The true line to follow for the emancipation of labour is not the emancipation of restrictions, but the sweeping away
of restrictions—not the creation of new monopolies, but the abolition of all monopolies. And the fundamental and most
important of all monopolies is that legalised monopoly of the earth itself, which deprives the labourer of all right
to the use of the natural means and material for the employment of labour, and which, by thus making him helpless
to employ himself, and forcing him to buy some other human creature’s permission to even live, compels him to compete
with others disinherited like himself for permission to sell his labour.
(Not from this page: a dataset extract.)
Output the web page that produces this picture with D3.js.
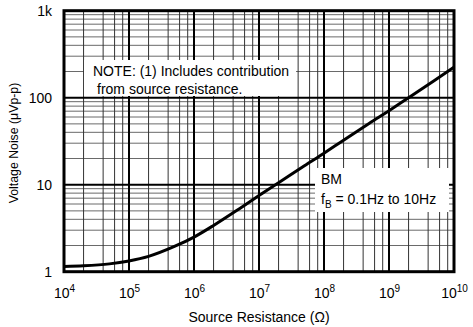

Out of the multiplying and menacing labour difficulties of our time there is but one way to escape, and that is by
the restoration to all men of their natural and inalienable rights to the use upon equal terms of the element on
which and from which all men must live—the land. If there were a brisk demand for labour, there would be no surplus
of labourers anxious for work upon any terms upon which employers could draw. That there is not such a demand for
labour is due simply to the fact that labourers are prevented by the monopoly of natural opportunities from employing
themselves. Here is the point on which the efforts of labour should be concentrated. The restoration of these
opportunities can easily be obtained by the ballot. In the ballot, working men have in their hands the power of
so adjusting taxes as to make the dogs in the manger let go their hold. When this is done there will be no necessity
for strikes, and competition, instead of crushing the labourer, will secure to him the full reward of his toil.